» **Exercise directions**
Give all the lines below again, exactly, with no pictures.

» **Provided data**
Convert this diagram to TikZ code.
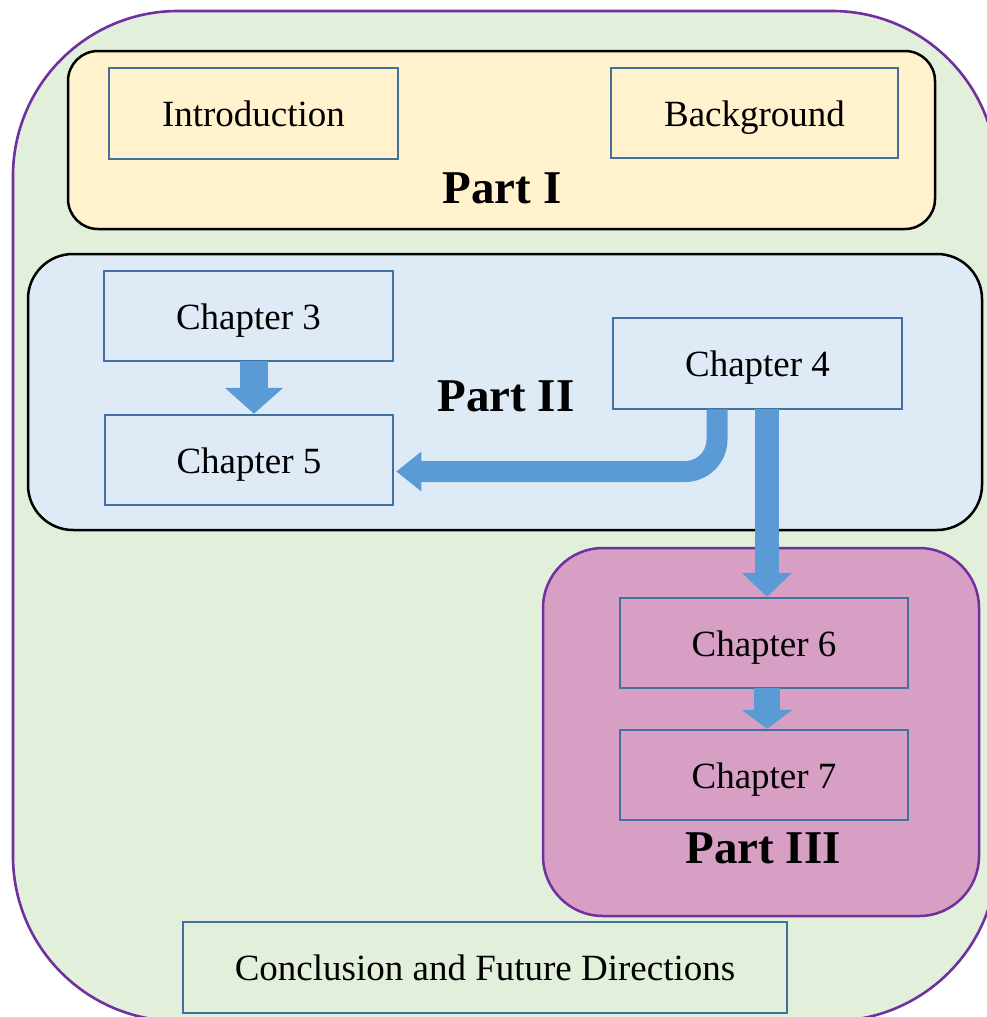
\documentclass[tikz,border=0pt]{standalone}
\usepackage{fontspec}
\setmainfont{Liberation Serif}
\usetikzlibrary{arrows.meta,calc}

\definecolor{outerfill}{HTML}{E2EFDA}
\definecolor{purpleline}{HTML}{7030A0}
\definecolor{partonefill}{HTML}{FFF2CC}
\definecolor{parttwofill}{HTML}{DEEBF7}
\definecolor{partthreefill}{HTML}{D79FC3}
\definecolor{boxblue}{HTML}{41719C}
\definecolor{arrowblue}{HTML}{5B9BD5}

\tikzset{
  chapbox/.style={draw=boxblue, line width=2.5pt, inner sep=0pt,
    text height=36pt, text depth=10pt,
    font=\fontsize{37}{40}\selectfont},
  partlabel/.style={inner sep=0pt, font=\fontsize{47}{50}\selectfont\bfseries},
  container/.style={line width=2.5pt},
  blockarrow/.style={draw=arrowblue, line cap=butt}
}

\begin{document}
\begin{tikzpicture}[x=1pt,y=-1pt]
  \useasboundingbox (0,0) rectangle (987,1017);
  \begin{scope}
    \clip (0,0) rectangle (987,1017);
    % outer frame
    \draw[fill=outerfill, draw=purpleline, line width=2.6pt, rounded corners=165pt]
      (13,11) rectangle (997,1021);
  \end{scope}

  % part containers
  \draw[container, fill=partonefill, draw=black, rounded corners=30pt]
    (68,51) rectangle (935,229);
  \draw[container, fill=parttwofill, draw=black, rounded corners=45pt]
    (28,254) rectangle (982,530);
  \draw[container, fill=partthreefill, draw=purpleline, rounded corners=60pt]
    (543,548) rectangle (979,916);

  % chapter boxes
  \node[chapbox, minimum width=289pt, minimum height=91pt] (intro) at (253.5,113.5) {Introduction};
  \node[chapbox, minimum width=287pt, minimum height=90pt] (back) at (754.5,113) {Background};
  \node[chapbox, minimum width=289pt, minimum height=90pt] (ch3) at (248.5,316) {Chapter 3};
  \node[chapbox, minimum width=288pt, minimum height=90pt] (ch5) at (249,460) {Chapter 5};
  \node[chapbox, minimum width=289pt, minimum height=91pt] (ch4) at (757.5,363.5) {Chapter 4};
  \node[chapbox, minimum width=288pt, minimum height=90pt] (ch6) at (764,643) {Chapter 6};
  \node[chapbox, minimum width=288pt, minimum height=90pt] (ch7) at (764,775) {Chapter 7};
  \node[chapbox, minimum width=604pt, minimum height=91pt] (concl) at (485,967.5) {Conclusion and Future Directions};

  % part labels
  \node[partlabel] (p1) at (502,188) {Part I};
  \node[partlabel] (p2) at (506,396) {Part II};
  \node[partlabel] (p3) at (763,848) {Part III};

  % block arrows
  \draw[blockarrow, line width=28pt, -{Triangle[width=57pt,length=26pt]}]
    ($(ch3.south)+(5.5,-1)$) -- ($(ch5.north)+(5,0)$);
  \draw[blockarrow, line width=21pt, rounded corners=32pt, -{Triangle[width=38pt,length=25pt]}]
    ($(ch4.south)+(-40.5,-1)$) |- ($(ch5.east)+(2,11.5)$);
  \draw[blockarrow, line width=24pt, -{Triangle[width=49pt,length=24pt]}]
    ($(ch4.south)+(9.5,-1)$) -- ($(ch6.north)+(3,0)$);
  \draw[blockarrow, line width=26pt, -{Triangle[width=50pt,length=19pt]}]
    ($(ch6.south)+(3,-1)$) -- ($(ch7.north)+(3,0)$);
\end{tikzpicture}
\end{document}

» **Problem solution**
Convert this diagram to TikZ code.
\documentclass[tikz,border=0pt]{standalone}
\usepackage{fontspec}
\setmainfont{Liberation Serif}
\usetikzlibrary{arrows.meta,calc}

\definecolor{outerfill}{HTML}{E2EFDA}
\definecolor{purpleline}{HTML}{7030A0}
\definecolor{partonefill}{HTML}{FFF2CC}
\definecolor{parttwofill}{HTML}{DEEBF7}
\definecolor{partthreefill}{HTML}{D79FC3}
\definecolor{boxblue}{HTML}{41719C}
\definecolor{arrowblue}{HTML}{5B9BD5}

\tikzset{
  chapbox/.style={draw=boxblue, line width=2.5pt, inner sep=0pt,
    text height=36pt, text depth=10pt,
    font=\fontsize{37}{40}\selectfont},
  partlabel/.style={inner sep=0pt, font=\fontsize{47}{50}\selectfont\bfseries},
  container/.style={line width=2.5pt},
  blockarrow/.style={draw=arrowblue, line cap=butt}
}

\begin{document}
\begin{tikzpicture}[x=1pt,y=-1pt]
  \useasboundingbox (0,0) rectangle (987,1017);
  \begin{scope}
    \clip (0,0) rectangle (987,1017);
    % outer frame
    \draw[fill=outerfill, draw=purpleline, line width=2.6pt, rounded corners=165pt]
      (13,11) rectangle (997,1021);
  \end{scope}

  % part containers
  \draw[container, fill=partonefill, draw=black, rounded corners=30pt]
    (68,51) rectangle (935,229);
  \draw[container, fill=parttwofill, draw=black, rounded corners=45pt]
    (28,254) rectangle (982,530);
  \draw[container, fill=partthreefill, draw=purpleline, rounded corners=60pt]
    (543,548) rectangle (979,916);

  % chapter boxes
  \node[chapbox, minimum width=289pt, minimum height=91pt] (intro) at (253.5,113.5) {Introduction};
  \node[chapbox, minimum width=287pt, minimum height=90pt] (back) at (754.5,113) {Background};
  \node[chapbox, minimum width=289pt, minimum height=90pt] (ch3) at (248.5,316) {Chapter 3};
  \node[chapbox, minimum width=288pt, minimum height=90pt] (ch5) at (249,460) {Chapter 5};
  \node[chapbox, minimum width=289pt, minimum height=91pt] (ch4) at (757.5,363.5) {Chapter 4};
  \node[chapbox, minimum width=288pt, minimum height=90pt] (ch6) at (764,643) {Chapter 6};
  \node[chapbox, minimum width=288pt, minimum height=90pt] (ch7) at (764,775) {Chapter 7};
  \node[chapbox, minimum width=604pt, minimum height=91pt] (concl) at (485,967.5) {Conclusion and Future Directions};

  % part labels
  \node[partlabel] (p1) at (502,188) {Part I};
  \node[partlabel] (p2) at (506,396) {Part II};
  \node[partlabel] (p3) at (763,848) {Part III};

  % block arrows
  \draw[blockarrow, line width=28pt, -{Triangle[width=57pt,length=26pt]}]
    ($(ch3.south)+(5.5,-1)$) -- ($(ch5.north)+(5,0)$);
  \draw[blockarrow, line width=21pt, rounded corners=32pt, -{Triangle[width=38pt,length=25pt]}]
    ($(ch4.south)+(-40.5,-1)$) |- ($(ch5.east)+(2,11.5)$);
  \draw[blockarrow, line width=24pt, -{Triangle[width=49pt,length=24pt]}]
    ($(ch4.south)+(9.5,-1)$) -- ($(ch6.north)+(3,0)$);
  \draw[blockarrow, line width=26pt, -{Triangle[width=50pt,length=19pt]}]
    ($(ch6.south)+(3,-1)$) -- ($(ch7.north)+(3,0)$);
\end{tikzpicture}
\end{document}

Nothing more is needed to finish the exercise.